Canadian non-profit Kids Code Jeunesse (KCJ) has recently pledged to teach over 1,000,000 kids and 50,000 educators about artificial intelligence by the year 2030. The initiative was launched to ensure that kids grow up aware and informed about the AI technology around them — from the Google Home on their kitchen table to the GPS in their parents’ car, and from their future inboxes to their social media accounts.
"When we look around their world today, it’s pretty much surrounded by artificial intelligence," says Kate Arthur, CEO and founder of Kids Code Jeunesse. "And to stay true to our mission, which is to make sure that children are educated to communicate and create with the tools around them, they need to understand how AI works, what it is, and how it’s affecting their environments so that they can work with artificial intelligence moving forward."
Making sure that children learn the fundamentals of artificial intelligence is one thing, but the date set by KCJ also coincides with the United Nations’ Global Goals for Sustainable Development, an initiative that started when world leaders got together in 2015 and decided which objectives needed to be met by 2030 in order to end poverty, fight inequality, stop climate change and more.
In support of the UN, Kids Code Jeunesse therefore decided to merge the two goals into one and create #kids2030. Arthur says fusing the two is a great opportunity to not only help Canada achieve the goals, but also to provide children with hands-on projects using technology to help achieve them. And the skills they acquire during that process could come in handy when looking at issues facing their given community.
"Through what we do and what we teach, we also want kids to feel empathy," adds Lucie Luneau, who manages KCJ’s AI educational program. "It’s about having better technical abilities, but it’s also about giving yourself a sense of purpose and recognizing what’s urgent right now, what you can do, and how you can implicate yourself in your community."
Getting kids to make a positive impact with the use of artificial intelligence will be achieved through three steps set out by KCJ’s AI strategy:
Kids Code Jeunesse has recently piloted an in-classroom workshop and a teacher training session in Montreal, with plans to introduce AI to teachers in Toronto and Vancouver before launching the project nationally in September 2019.
The pilots are showing great promise already. Luneau mentored at the teacher training in Montreal and says that educators were happy to explore AI. “It’s really something that they are eager to learn,” she says. “Because it’s the same with the general population — everyone has heard about AI, but isn’t sure what it is.”

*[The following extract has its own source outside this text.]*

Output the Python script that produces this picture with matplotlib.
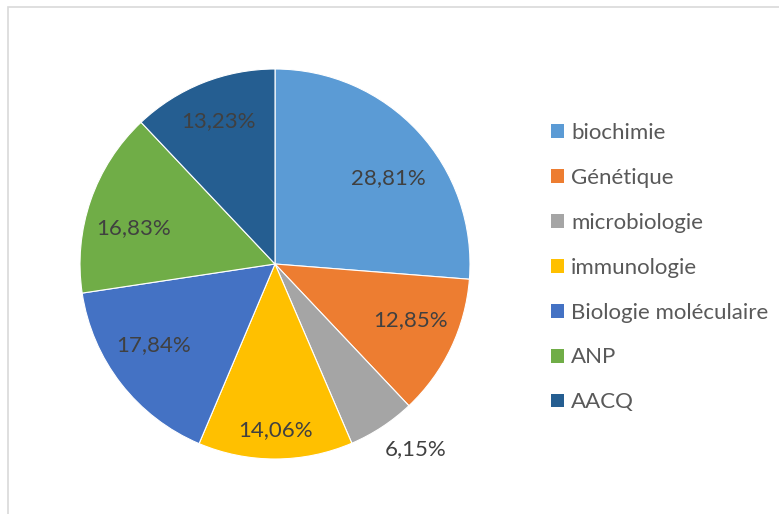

Arthur observed the same enthusiasm — not to mention the laughs — from kids when she took part in the in-classroom pilot. She recalls the teacher using Siri in front of her students and asking the virtual assistant to tell a joke. Students were then prompted to figure out who was the one to tell it. Some thought Siri was a person, while others said the teacher was behind it, but overall, it resulted in a great discussion around how Siri functions and what role does artificial intelligence play in that.
Arthur maintains that teaching children about AI will improve their critical thinking skills and their ability to comprehend probability and statistics. Not to mention that understanding how artificial intelligence systems function will dispel the notion that AI is pure magic.
Another aspect of AI that kids will likely take away from learning about it is the concept of understanding through examples, explains Hugo Larochelle, an accomplished computer scientist, AI practitioner, and the lead of Montreal’s Google AI Group.
“At school, we would often start grasping a concept if the professor gave an example of it,” he says. “I think opening up to them that machines are able to do a form of that as well is important, because they then start to realize the relationship between the two.”
“That means that if they hear later on in their lives that there’s a particular set of technology that’s based on machine learning, then I think that makes them aware of ‘Ok, that means there was some data that was collected somewhere,’ and the relationship between the two then becomes clearer,” adds Larochelle.
Being aware of the causal relationship between data and the behaviour it triggers in a given machine is also at the core of AI ethics, he says. “It all boils down to understanding that there’s a relationship between what the machine will do and the data we give it.”
Larochelle says that any conversation about technology, and especially about artificial intelligence, should include a discussion about its potential pitfalls. And these pitfalls stem from what the people behind the technologies do, not the technology itself. He explains that any technological tool is neutral at the core, and that it’s practitioners and users who ultimately determine the outcome. “Technologies are as good as we make them to be,” adds Larochelle.
What he also wants kids — and everyone for that matter — to understand is that AI is not a blanket technology that can solve a million things at once. “People tend to think that the same AI is solving a bunch of different things,” says Larochelle. “Whereas all of our systems can really only do one thing right now. And they’re relatively simple compared to our own intelligence.”
Larochelle wishes that people would quit thinking of AI as an almighty robot with endless capabilities — a technological feat he believes we are quite far from achieving. “There’s still a long way to go for us to actually even come close to the full spectrum of intelligence that we have,” he adds.
“Ultimately, where we bring AI and what we do with it is really up to us as a society.”